An ancient port used to transport stones for the construction of temples and obelisks has been discovered in Egypt, according to the country's Ministry of Antiquities.
In a Facebook post Tuesday, the ministry said the main port, used to transport stone along the Nile River from the quarries of Gebel el-Silsila, was uncovered during an archaeological expedition excavating the ruins of Kom Ombo near Aswan.
The port on the Nile's west bank extends over 100 meters (328 feet) and lies about 200 meters from a large quarry, according to Mustafa Waziri, the secretary general of the Supreme Council of Antiquities.
River silt and greenery were cleared from the area, revealing inscriptions and mechanisms for tying the boats.

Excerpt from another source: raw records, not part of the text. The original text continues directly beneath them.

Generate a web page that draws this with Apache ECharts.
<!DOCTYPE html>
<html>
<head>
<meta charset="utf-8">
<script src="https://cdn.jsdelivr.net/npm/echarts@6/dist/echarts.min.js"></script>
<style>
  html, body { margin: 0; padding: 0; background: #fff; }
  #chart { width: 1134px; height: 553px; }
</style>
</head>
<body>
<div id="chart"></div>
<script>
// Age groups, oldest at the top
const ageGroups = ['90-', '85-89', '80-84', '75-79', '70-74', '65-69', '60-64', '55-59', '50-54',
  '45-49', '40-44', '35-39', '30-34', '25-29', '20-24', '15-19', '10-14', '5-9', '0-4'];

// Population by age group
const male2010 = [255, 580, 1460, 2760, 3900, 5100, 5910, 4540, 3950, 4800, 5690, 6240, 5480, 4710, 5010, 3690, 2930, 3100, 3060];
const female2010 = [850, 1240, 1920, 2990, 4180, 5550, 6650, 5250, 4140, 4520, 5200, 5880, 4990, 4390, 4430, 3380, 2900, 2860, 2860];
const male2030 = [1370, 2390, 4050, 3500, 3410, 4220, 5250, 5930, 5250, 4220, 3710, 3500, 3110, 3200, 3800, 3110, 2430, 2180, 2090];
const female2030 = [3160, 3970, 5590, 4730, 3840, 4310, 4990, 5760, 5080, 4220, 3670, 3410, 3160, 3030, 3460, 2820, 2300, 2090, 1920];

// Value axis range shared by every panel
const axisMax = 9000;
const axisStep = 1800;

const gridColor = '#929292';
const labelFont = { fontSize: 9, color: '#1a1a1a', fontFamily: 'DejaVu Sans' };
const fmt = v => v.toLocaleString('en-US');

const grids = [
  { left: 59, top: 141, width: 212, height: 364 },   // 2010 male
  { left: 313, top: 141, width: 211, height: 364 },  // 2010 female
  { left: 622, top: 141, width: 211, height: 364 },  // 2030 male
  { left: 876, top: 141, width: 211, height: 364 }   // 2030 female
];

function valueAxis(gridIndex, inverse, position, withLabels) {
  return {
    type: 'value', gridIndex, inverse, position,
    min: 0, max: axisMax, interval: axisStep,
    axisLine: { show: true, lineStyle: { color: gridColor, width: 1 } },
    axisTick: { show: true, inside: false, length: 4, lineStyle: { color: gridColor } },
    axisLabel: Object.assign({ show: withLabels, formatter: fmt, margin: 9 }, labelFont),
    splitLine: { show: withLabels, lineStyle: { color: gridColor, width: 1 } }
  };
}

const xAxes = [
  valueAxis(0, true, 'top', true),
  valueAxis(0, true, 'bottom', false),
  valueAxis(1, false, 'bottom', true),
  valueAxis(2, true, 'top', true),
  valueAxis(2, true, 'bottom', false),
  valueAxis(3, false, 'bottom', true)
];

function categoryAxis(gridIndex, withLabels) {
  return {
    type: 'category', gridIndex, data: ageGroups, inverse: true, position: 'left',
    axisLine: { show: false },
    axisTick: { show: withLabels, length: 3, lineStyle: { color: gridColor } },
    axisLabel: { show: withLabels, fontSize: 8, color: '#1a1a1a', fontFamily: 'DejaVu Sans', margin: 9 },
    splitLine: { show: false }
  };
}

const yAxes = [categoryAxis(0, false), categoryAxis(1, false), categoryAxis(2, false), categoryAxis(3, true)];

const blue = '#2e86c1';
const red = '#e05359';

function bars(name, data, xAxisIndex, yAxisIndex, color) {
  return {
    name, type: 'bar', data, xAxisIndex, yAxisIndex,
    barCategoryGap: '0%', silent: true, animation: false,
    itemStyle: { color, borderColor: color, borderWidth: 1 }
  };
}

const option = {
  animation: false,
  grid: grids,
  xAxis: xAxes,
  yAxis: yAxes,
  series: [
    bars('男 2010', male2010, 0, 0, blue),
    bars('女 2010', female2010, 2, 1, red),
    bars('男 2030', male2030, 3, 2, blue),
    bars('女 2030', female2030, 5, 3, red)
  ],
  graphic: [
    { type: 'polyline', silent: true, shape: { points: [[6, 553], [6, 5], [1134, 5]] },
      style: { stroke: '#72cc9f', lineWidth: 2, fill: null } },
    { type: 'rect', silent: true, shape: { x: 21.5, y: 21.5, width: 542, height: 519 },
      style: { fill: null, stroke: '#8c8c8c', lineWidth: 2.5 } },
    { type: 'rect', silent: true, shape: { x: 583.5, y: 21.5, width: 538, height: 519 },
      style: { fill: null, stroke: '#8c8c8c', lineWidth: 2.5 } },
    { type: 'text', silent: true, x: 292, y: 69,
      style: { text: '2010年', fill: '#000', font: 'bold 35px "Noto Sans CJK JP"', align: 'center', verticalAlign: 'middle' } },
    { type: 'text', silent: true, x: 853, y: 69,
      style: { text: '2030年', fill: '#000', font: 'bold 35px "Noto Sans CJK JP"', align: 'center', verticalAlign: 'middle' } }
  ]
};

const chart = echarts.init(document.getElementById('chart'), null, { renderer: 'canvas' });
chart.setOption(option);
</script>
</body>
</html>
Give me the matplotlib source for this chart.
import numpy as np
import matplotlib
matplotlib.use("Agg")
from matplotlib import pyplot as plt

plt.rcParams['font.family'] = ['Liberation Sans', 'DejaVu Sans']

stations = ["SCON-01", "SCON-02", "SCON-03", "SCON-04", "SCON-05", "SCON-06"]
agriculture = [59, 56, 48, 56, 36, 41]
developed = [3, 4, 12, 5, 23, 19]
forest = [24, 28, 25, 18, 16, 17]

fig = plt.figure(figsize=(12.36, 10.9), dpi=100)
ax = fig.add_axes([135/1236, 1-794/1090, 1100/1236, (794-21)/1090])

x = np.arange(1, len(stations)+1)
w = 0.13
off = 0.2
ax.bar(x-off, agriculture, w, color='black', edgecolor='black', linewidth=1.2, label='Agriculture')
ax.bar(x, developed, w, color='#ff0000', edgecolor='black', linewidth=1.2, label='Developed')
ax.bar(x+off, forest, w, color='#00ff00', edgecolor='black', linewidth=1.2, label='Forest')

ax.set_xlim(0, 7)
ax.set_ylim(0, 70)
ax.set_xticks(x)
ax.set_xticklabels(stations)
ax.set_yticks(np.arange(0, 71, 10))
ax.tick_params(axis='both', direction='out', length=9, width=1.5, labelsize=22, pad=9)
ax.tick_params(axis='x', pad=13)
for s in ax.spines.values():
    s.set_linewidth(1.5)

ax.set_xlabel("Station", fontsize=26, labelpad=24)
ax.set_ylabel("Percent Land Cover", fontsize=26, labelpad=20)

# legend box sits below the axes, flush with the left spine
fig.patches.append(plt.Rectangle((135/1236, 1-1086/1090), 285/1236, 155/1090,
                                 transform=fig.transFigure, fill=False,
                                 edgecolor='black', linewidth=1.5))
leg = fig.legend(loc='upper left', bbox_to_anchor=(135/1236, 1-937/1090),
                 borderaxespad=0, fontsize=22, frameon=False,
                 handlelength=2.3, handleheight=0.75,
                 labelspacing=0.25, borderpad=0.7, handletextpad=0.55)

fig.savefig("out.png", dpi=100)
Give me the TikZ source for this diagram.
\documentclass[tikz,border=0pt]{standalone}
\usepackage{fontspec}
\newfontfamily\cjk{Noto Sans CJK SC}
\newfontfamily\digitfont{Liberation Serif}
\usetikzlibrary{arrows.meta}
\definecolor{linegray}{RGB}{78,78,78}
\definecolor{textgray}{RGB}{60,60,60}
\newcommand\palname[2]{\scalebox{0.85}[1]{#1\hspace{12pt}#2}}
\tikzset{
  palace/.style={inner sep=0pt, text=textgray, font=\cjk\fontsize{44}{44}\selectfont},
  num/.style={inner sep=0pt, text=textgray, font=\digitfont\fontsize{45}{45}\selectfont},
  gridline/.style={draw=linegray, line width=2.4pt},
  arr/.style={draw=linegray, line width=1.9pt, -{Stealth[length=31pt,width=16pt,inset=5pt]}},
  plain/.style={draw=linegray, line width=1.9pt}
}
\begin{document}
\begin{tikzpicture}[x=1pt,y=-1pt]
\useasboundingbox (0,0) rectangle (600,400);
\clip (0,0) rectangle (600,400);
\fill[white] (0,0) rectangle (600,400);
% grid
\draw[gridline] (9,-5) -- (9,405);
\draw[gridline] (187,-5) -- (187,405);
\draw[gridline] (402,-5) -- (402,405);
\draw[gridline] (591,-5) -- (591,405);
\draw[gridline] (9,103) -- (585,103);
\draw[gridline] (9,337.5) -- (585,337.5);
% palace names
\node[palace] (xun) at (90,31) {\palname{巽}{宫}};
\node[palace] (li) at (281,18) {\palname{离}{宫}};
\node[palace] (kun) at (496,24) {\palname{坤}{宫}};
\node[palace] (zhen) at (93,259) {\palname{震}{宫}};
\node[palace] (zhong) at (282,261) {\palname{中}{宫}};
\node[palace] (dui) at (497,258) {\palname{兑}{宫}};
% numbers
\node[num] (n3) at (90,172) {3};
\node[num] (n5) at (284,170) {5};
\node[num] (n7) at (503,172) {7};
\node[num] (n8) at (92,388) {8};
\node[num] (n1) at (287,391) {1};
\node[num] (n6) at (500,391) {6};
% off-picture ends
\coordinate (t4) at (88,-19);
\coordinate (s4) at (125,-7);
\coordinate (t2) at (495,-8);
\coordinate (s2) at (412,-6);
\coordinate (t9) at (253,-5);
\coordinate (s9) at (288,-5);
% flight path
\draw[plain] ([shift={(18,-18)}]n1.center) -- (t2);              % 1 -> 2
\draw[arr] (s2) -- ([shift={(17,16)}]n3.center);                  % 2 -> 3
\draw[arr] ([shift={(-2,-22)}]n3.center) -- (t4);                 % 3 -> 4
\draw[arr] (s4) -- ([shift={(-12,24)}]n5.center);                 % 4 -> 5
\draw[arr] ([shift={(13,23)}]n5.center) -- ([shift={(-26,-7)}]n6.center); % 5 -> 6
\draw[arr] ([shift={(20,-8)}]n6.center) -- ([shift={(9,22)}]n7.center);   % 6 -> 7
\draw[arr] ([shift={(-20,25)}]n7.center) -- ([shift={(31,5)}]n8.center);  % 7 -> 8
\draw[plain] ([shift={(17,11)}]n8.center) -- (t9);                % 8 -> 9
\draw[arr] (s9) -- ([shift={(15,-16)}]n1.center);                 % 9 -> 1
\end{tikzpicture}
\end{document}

Gebel el-Silsila is an important source of sandstone in Egypt. Abdul Mouneim Saeed, director general of Aswan and Nubia Antiquities Council, said that it has been widely used from the 18th dynasty into the modern era.
Stone used to build temples such as Al Karnak, Habu, Kom Ombo and Dendera was mostly cut in the area's quarries, Saeed said, according to the announcement.
The port's discovery is the latest in a series of recent archaeological announcements. Egypt is hoping to increase tourism interest in a destination that suffered following a 2011 uprising.